Eran partidos maravillosos. Yo quería ser como ‘El Buitre’ y a uno de mi barrio le llamaban ‘Pirri’. El fútbol se jugaba sin reloj y las finales duraban una tarde. Con dos entradas de trastero convertidas en porterías o con dos piedras en un trozo de jardín triangular. Si a uno le regalaban unos guantes ya era el mejor portero de la calle. Se tiraba hasta romper el pantalón. Sólo valía parar para recoger el bocadillo que te cantaban a gritos desde la ventana. Años de recreo y balón. De ver con tu padre por la tele un partido a la semana, de cromos y de acostarse más tarde para no perderse aquel Estudio Estadio con todos los goles del domingo.

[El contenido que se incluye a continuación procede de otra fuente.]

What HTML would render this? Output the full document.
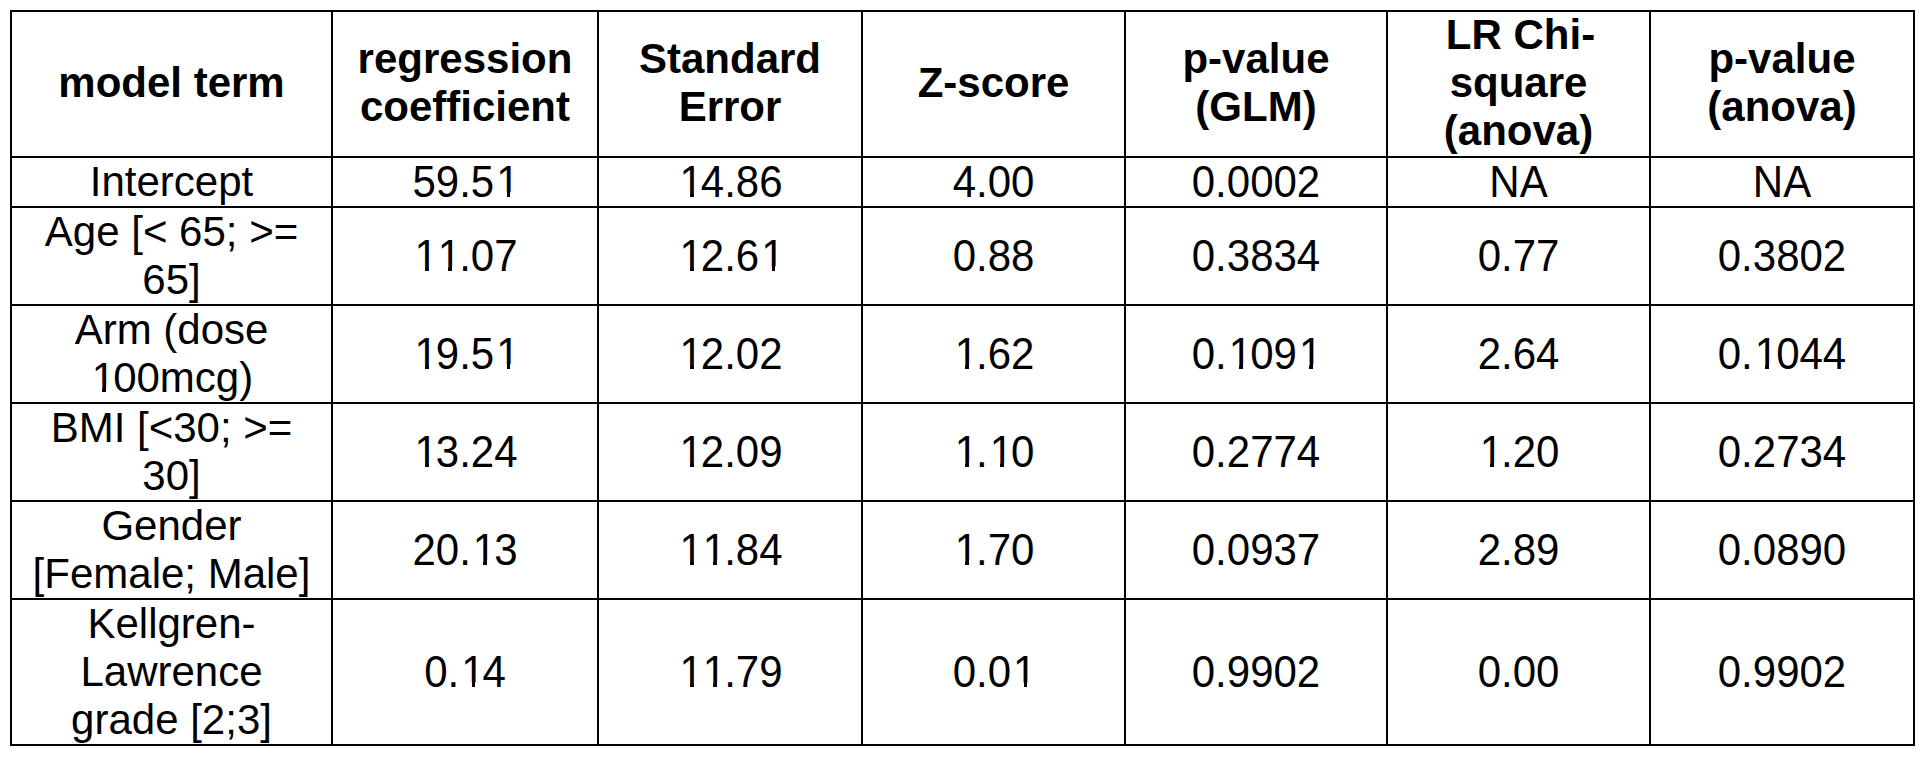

Ese fútbol me enamoró. Y soy fiel, aunque me cuesta. Porque para conocer este deporte por dentro hay que tomar un protector gástrico. Y no sólo por el aburrimiento de una Liga tan desigual. Es tan pobre que sólo tiene dinero. Hay motivos que, últimamente, me saltan sobre los ojos y las tripas. Yo entrevisté a Ronaldo y a Romario en la puerta de un vestuario. Ahora hay que llamar a siete intermediarios para escuchar una voz desconocida que te dice que fulanito tiene muchos compromisos. Es noticia durante tres días el protector bucal que usa alguien al que no me gustaría que mi sobrino se pareciese. Ocupa una página entera que un central que no juega se ha dejado crecer el pelo. Es fútbol de cartón-piedra. De escenario, de fotos sin camisa a golpe de abdominal, de anuncio de natillas y gomina, de tatuaje, de cámara oculta…
Fútbol que repite siempre la misma portada. Que dignifica a periodistas que parecen escribir editoriales en la barra de un bar. Que crea mitos preocupados por depilarse las cejas. Fútbol mediático de polémicas absurdas. De comisiones, tragones y fanáticos.
Es el fútbol de las botas de colores. Yo siempre me compré las más baratas. Y me duraban más que las de ahora.